REQUIREMENTS: The records should be repeated word for word, pictures excluded.

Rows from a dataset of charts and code
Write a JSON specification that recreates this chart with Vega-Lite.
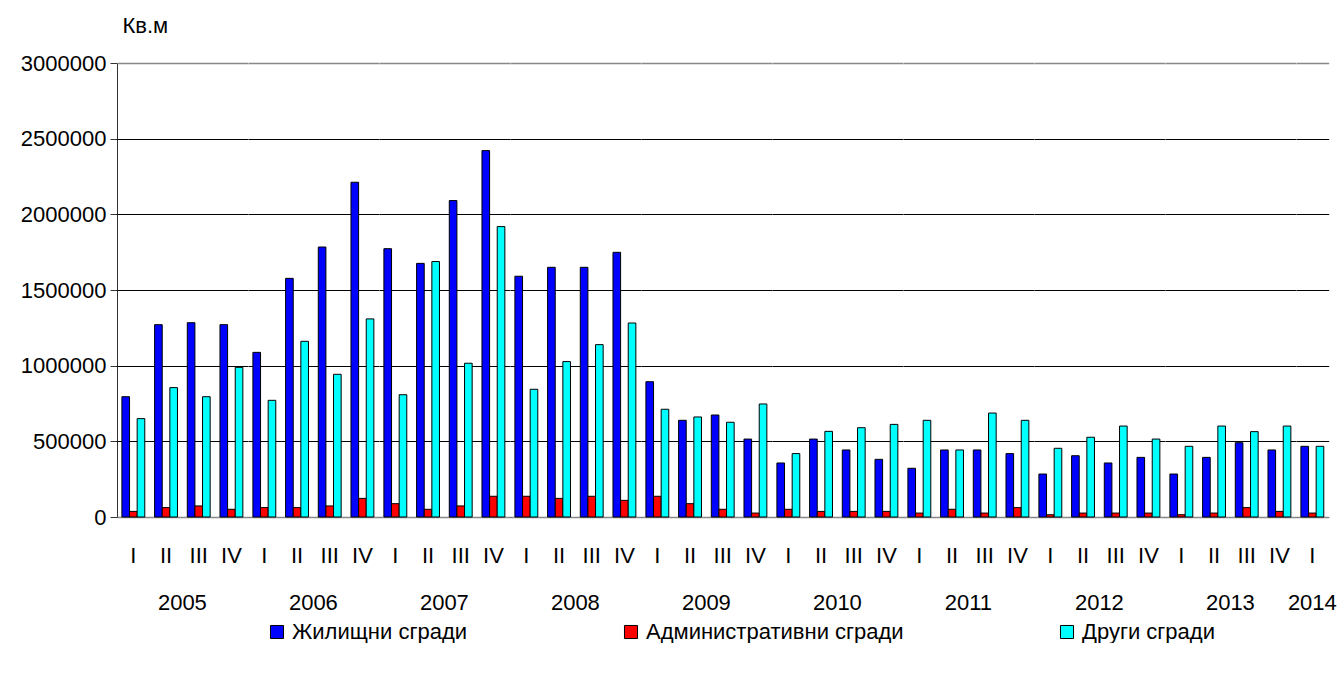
{
  "$schema": "https://vega.github.io/schema/vega-lite/v6.json",
  "background": "white",
  "padding": {"left": 20, "top": 14, "right": 0, "bottom": 0},
  "config": {
    "font": "Liberation Sans",
    "view": {"stroke": null},
    "axis": {"labelFontSize": 22, "labelColor": "#000", "titleFont": "Liberation Sans"},
    "header": {"labelFontSize": 22, "labelColor": "#000"}
  },
  "data": {"values": [
    {"year":"2005","q":"I","Жилищни сгради":795000,"Административни сгради":37000,"Други сгради":650000},
    {"year":"2005","q":"II","Жилищни сгради":1271000,"Административни сгради":62000,"Други сгради":855000},
    {"year":"2005","q":"III","Жилищни сгради":1284000,"Административни сгради":73000,"Други сгради":795000},
    {"year":"2005","q":"IV","Жилищни сгради":1271000,"Административни сгради":51000,"Други сгради":989000},
    {"year":"2006","q":"I","Жилищни сгради":1088000,"Административни сгради":62000,"Други сгради":771000},
    {"year":"2006","q":"II","Жилищни сгради":1577000,"Административни сгради":62000,"Други сгради":1161000},
    {"year":"2006","q":"III","Жилищни сгради":1784000,"Административни сгради":73000,"Други сгради":943000},
    {"year":"2006","q":"IV","Жилищни сгради":2212000,"Административни сгради":123000,"Други сгради":1309000},
    {"year":"2007","q":"I","Жилищни сгради":1773000,"Административни сгради":88000,"Други сгради":808000},
    {"year":"2007","q":"II","Жилищни сгради":1676000,"Административни сгради":51000,"Други сгради":1688000},
    {"year":"2007","q":"III","Жилищни сгради":2091000,"Административни сгради":73000,"Други сгради":1016000},
    {"year":"2007","q":"IV","Жилищни сгради":2421000,"Административни сгради":137000,"Други сгради":1919000},
    {"year":"2008","q":"I","Жилищни сгради":1591000,"Административни сгради":137000,"Други сгради":844000},
    {"year":"2008","q":"II","Жилищни сгради":1650000,"Административни сгради":123000,"Други сгради":1027000},
    {"year":"2008","q":"III","Жилищни сгради":1650000,"Административни сгради":137000,"Други сгради":1139000},
    {"year":"2008","q":"IV","Жилищни сгради":1749000,"Административни сгради":110000,"Други сгради":1282000},
    {"year":"2009","q":"I","Жилищни сгради":894000,"Административни сгради":137000,"Други сгради":712000},
    {"year":"2009","q":"II","Жилищни сгради":639000,"Административни сгради":88000,"Други сгради":661000},
    {"year":"2009","q":"III","Жилищни сгради":674000,"Административни сгради":51000,"Други сгради":626000},
    {"year":"2009","q":"IV","Жилищни сгради":515000,"Административни сгради":26000,"Други сгради":747000},
    {"year":"2010","q":"I","Жилищни сгради":357000,"Административни сгради":51000,"Други сгради":419000},
    {"year":"2010","q":"II","Жилищни сгради":515000,"Административни сгради":37000,"Други сгради":566000},
    {"year":"2010","q":"III","Жилищни сгради":443000,"Административни сгради":37000,"Други сгради":590000},
    {"year":"2010","q":"IV","Жилищни сгради":381000,"Административни сгради":37000,"Други сгради":612000},
    {"year":"2011","q":"I","Жилищни сгради":322000,"Административни сгради":26000,"Други сгради":639000},
    {"year":"2011","q":"II","Жилищни сгради":443000,"Административни сгради":51000,"Други сгради":443000},
    {"year":"2011","q":"III","Жилищни сгради":443000,"Административни сгради":26000,"Други сгради":687000},
    {"year":"2011","q":"IV","Жилищни сгради":419000,"Административни сгради":62000,"Други сгради":639000},
    {"year":"2012","q":"I","Жилищни сгради":284000,"Административни сгради":15000,"Други сгради":454000},
    {"year":"2012","q":"II","Жилищни сгради":405000,"Административни сгради":26000,"Други сгради":527000},
    {"year":"2012","q":"III","Жилищни сгради":357000,"Административни сгради":26000,"Други сгради":601000},
    {"year":"2012","q":"IV","Жилищни сгради":394000,"Административни сгради":26000,"Други сгради":515000},
    {"year":"2013","q":"I","Жилищни сгради":284000,"Административни сгради":15000,"Други сгради":467000},
    {"year":"2013","q":"II","Жилищни сгради":394000,"Административни сгради":26000,"Други сгради":601000},
    {"year":"2013","q":"III","Жилищни сгради":491000,"Административни сгради":62000,"Други сгради":564000},
    {"year":"2013","q":"IV","Жилищни сгради":443000,"Административни сгради":37000,"Други сгради":601000},
    {"year":"2014","q":"I","Жилищни сгради":467000,"Административни сгради":26000,"Други сгради":467000}
  ]},
  "transform": [
    {"fold": ["Жилищни сгради", "Административни сгради", "Други сгради"], "as": ["s", "v"]}
  ],
  "facet": {
    "column": {
      "field": "year",
      "type": "ordinal",
      "header": {"title": null, "labelOrient": "bottom", "labelPadding": 27, "labelFontSize": 22}
    }
  },
  "spacing": 0,
  "resolve": {"scale": {"x": "independent"}},
  "spec": {
    "width": {"step": 7.628},
    "height": 454,
    "mark": {"type": "bar", "stroke": "#000", "strokeWidth": 1},
    "encoding": {
      "x": {
        "field": "q", "type": "ordinal", "sort": ["I", "II", "III", "IV"],
        "scale": {"paddingInner": 0.3, "paddingOuter": 0.15},
        "axis": {"title": null, "labelAngle": 0, "ticks": false, "labelPadding": 28, "domainColor": "#888", "domainWidth": 1.5, "labelFontSize": 22}
      },
      "xOffset": {"field": "s", "type": "nominal", "sort": ["Жилищни сгради", "Административни сгради", "Други сгради"]},
      "y": {
        "field": "v", "type": "quantitative",
        "scale": {"domain": [0, 3000000], "nice": false},
        "axis": {
          "title": "Кв.м", "titleAngle": 0, "titleAlign": "left", "titleBaseline": "alphabetic",
          "titleX": 5, "titleY": -31, "titleFontSize": 22, "titleFontWeight": "normal", "titleColor": "#000",
          "values": [0, 500000, 1000000, 1500000, 2000000, 2500000, 3000000],
          "format": "d", "tickSize": 7, "tickColor": "#333", "labelPadding": 4,
          "domainColor": "#333", "gridOpacity": 1, "labelFontSize": 22,
          "gridColor": {"condition": {"test": "datum.value === 3000000", "value": "#888"}, "value": "#000"},
          "gridWidth": {"condition": {"test": "datum.value === 3000000", "value": 1.5}, "value": 1}
        }
      },
      "color": {
        "field": "s", "type": "nominal",
        "scale": {"domain": ["Жилищни сгради", "Административни сгради", "Други сгради"], "range": ["#0000FF", "#FF0000", "#00FFFF"]},
        "legend": {
          "title": null, "orient": "none", "legendX": 149, "legendY": 558, "direction": "horizontal",
          "symbolType": "square", "symbolSize": 170, "symbolStrokeColor": "#000", "symbolStrokeWidth": 1,
          "labelFontSize": 22, "labelColor": "#000", "columnPadding": 152, "labelLimit": 400
        }
      }
    }
  }
}
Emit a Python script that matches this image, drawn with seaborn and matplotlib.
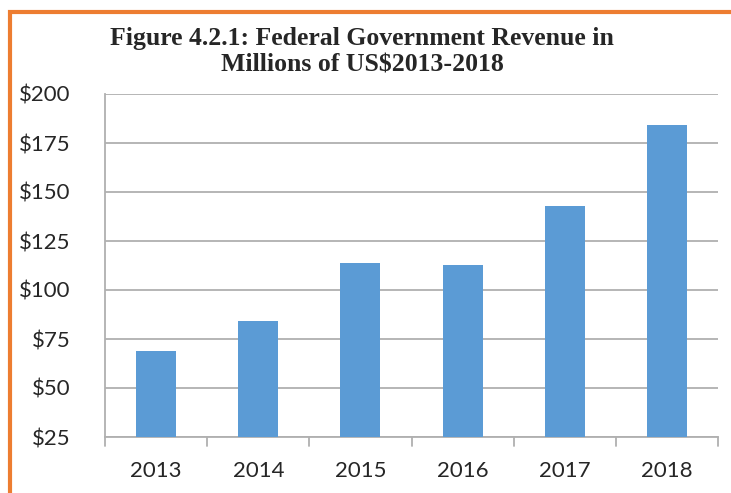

EXPECTED ANSWER:
Write a JSON specification that recreates this chart with Vega-Lite.
{
  "$schema": "https://vega.github.io/schema/vega-lite/v6.json",
  "background": "white",
  "padding": {"left": 20, "top": 14, "right": 0, "bottom": 0},
  "config": {
    "font": "Liberation Sans",
    "view": {"stroke": null},
    "axis": {"labelFontSize": 22, "labelColor": "#000", "titleFont": "Liberation Sans"},
    "header": {"labelFontSize": 22, "labelColor": "#000"}
  },
  "data": {"values": [
    {"year":"2005","q":"I","Жилищни сгради":795000,"Административни сгради":37000,"Други сгради":650000},
    {"year":"2005","q":"II","Жилищни сгради":1271000,"Административни сгради":62000,"Други сгради":855000},
    {"year":"2005","q":"III","Жилищни сгради":1284000,"Административни сгради":73000,"Други сгради":795000},
    {"year":"2005","q":"IV","Жилищни сгради":1271000,"Административни сгради":51000,"Други сгради":989000},
    {"year":"2006","q":"I","Жилищни сгради":1088000,"Административни сгради":62000,"Други сгради":771000},
    {"year":"2006","q":"II","Жилищни сгради":1577000,"Административни сгради":62000,"Други сгради":1161000},
    {"year":"2006","q":"III","Жилищни сгради":1784000,"Административни сгради":73000,"Други сгради":943000},
    {"year":"2006","q":"IV","Жилищни сгради":2212000,"Административни сгради":123000,"Други сгради":1309000},
    {"year":"2007","q":"I","Жилищни сгради":1773000,"Административни сгради":88000,"Други сгради":808000},
    {"year":"2007","q":"II","Жилищни сгради":1676000,"Административни сгради":51000,"Други сгради":1688000},
    {"year":"2007","q":"III","Жилищни сгради":2091000,"Административни сгради":73000,"Други сгради":1016000},
    {"year":"2007","q":"IV","Жилищни сгради":2421000,"Административни сгради":137000,"Други сгради":1919000},
    {"year":"2008","q":"I","Жилищни сгради":1591000,"Административни сгради":137000,"Други сгради":844000},
    {"year":"2008","q":"II","Жилищни сгради":1650000,"Административни сгради":123000,"Други сгради":1027000},
    {"year":"2008","q":"III","Жилищни сгради":1650000,"Административни сгради":137000,"Други сгради":1139000},
    {"year":"2008","q":"IV","Жилищни сгради":1749000,"Административни сгради":110000,"Други сгради":1282000},
    {"year":"2009","q":"I","Жилищни сгради":894000,"Административни сгради":137000,"Други сгради":712000},
    {"year":"2009","q":"II","Жилищни сгради":639000,"Административни сгради":88000,"Други сгради":661000},
    {"year":"2009","q":"III","Жилищни сгради":674000,"Административни сгради":51000,"Други сгради":626000},
    {"year":"2009","q":"IV","Жилищни сгради":515000,"Административни сгради":26000,"Други сгради":747000},
    {"year":"2010","q":"I","Жилищни сгради":357000,"Административни сгради":51000,"Други сгради":419000},
    {"year":"2010","q":"II","Жилищни сгради":515000,"Административни сгради":37000,"Други сгради":566000},
    {"year":"2010","q":"III","Жилищни сгради":443000,"Административни сгради":37000,"Други сгради":590000},
    {"year":"2010","q":"IV","Жилищни сгради":381000,"Административни сгради":37000,"Други сгради":612000},
    {"year":"2011","q":"I","Жилищни сгради":322000,"Административни сгради":26000,"Други сгради":639000},
    {"year":"2011","q":"II","Жилищни сгради":443000,"Административни сгради":51000,"Други сгради":443000},
    {"year":"2011","q":"III","Жилищни сгради":443000,"Административни сгради":26000,"Други сгради":687000},
    {"year":"2011","q":"IV","Жилищни сгради":419000,"Административни сгради":62000,"Други сгради":639000},
    {"year":"2012","q":"I","Жилищни сгради":284000,"Административни сгради":15000,"Други сгради":454000},
    {"year":"2012","q":"II","Жилищни сгради":405000,"Административни сгради":26000,"Други сгради":527000},
    {"year":"2012","q":"III","Жилищни сгради":357000,"Административни сгради":26000,"Други сгради":601000},
    {"year":"2012","q":"IV","Жилищни сгради":394000,"Административни сгради":26000,"Други сгради":515000},
    {"year":"2013","q":"I","Жилищни сгради":284000,"Административни сгради":15000,"Други сгради":467000},
    {"year":"2013","q":"II","Жилищни сгради":394000,"Административни сгради":26000,"Други сгради":601000},
    {"year":"2013","q":"III","Жилищни сгради":491000,"Административни сгради":62000,"Други сгради":564000},
    {"year":"2013","q":"IV","Жилищни сгради":443000,"Административни сгради":37000,"Други сгради":601000},
    {"year":"2014","q":"I","Жилищни сгради":467000,"Административни сгради":26000,"Други сгради":467000}
  ]},
  "transform": [
    {"fold": ["Жилищни сгради", "Административни сгради", "Други сгради"], "as": ["s", "v"]}
  ],
  "facet": {
    "column": {
      "field": "year",
      "type": "ordinal",
      "header": {"title": null, "labelOrient": "bottom", "labelPadding": 27, "labelFontSize": 22}
    }
  },
  "spacing": 0,
  "resolve": {"scale": {"x": "independent"}},
  "spec": {
    "width": {"step": 7.628},
    "height": 454,
    "mark": {"type": "bar", "stroke": "#000", "strokeWidth": 1},
    "encoding": {
      "x": {
        "field": "q", "type": "ordinal", "sort": ["I", "II", "III", "IV"],
        "scale": {"paddingInner": 0.3, "paddingOuter": 0.15},
        "axis": {"title": null, "labelAngle": 0, "ticks": false, "labelPadding": 28, "domainColor": "#888", "domainWidth": 1.5, "labelFontSize": 22}
      },
      "xOffset": {"field": "s", "type": "nominal", "sort": ["Жилищни сгради", "Административни сгради", "Други сгради"]},
      "y": {
        "field": "v", "type": "quantitative",
        "scale": {"domain": [0, 3000000], "nice": false},
        "axis": {
          "title": "Кв.м", "titleAngle": 0, "titleAlign": "left", "titleBaseline": "alphabetic",
          "titleX": 5, "titleY": -31, "titleFontSize": 22, "titleFontWeight": "normal", "titleColor": "#000",
          "values": [0, 500000, 1000000, 1500000, 2000000, 2500000, 3000000],
          "format": "d", "tickSize": 7, "tickColor": "#333", "labelPadding": 4,
          "domainColor": "#333", "gridOpacity": 1, "labelFontSize": 22,
          "gridColor": {"condition": {"test": "datum.value === 3000000", "value": "#888"}, "value": "#000"},
          "gridWidth": {"condition": {"test": "datum.value === 3000000", "value": 1.5}, "value": 1}
        }
      },
      "color": {
        "field": "s", "type": "nominal",
        "scale": {"domain": ["Жилищни сгради", "Административни сгради", "Други сгради"], "range": ["#0000FF", "#FF0000", "#00FFFF"]},
        "legend": {
          "title": null, "orient": "none", "legendX": 149, "legendY": 558, "direction": "horizontal",
          "symbolType": "square", "symbolSize": 170, "symbolStrokeColor": "#000", "symbolStrokeWidth": 1,
          "labelFontSize": 22, "labelColor": "#000", "columnPadding": 152, "labelLimit": 400
        }
      }
    }
  }
}
Emit a Python script that matches this image, drawn with seaborn and matplotlib.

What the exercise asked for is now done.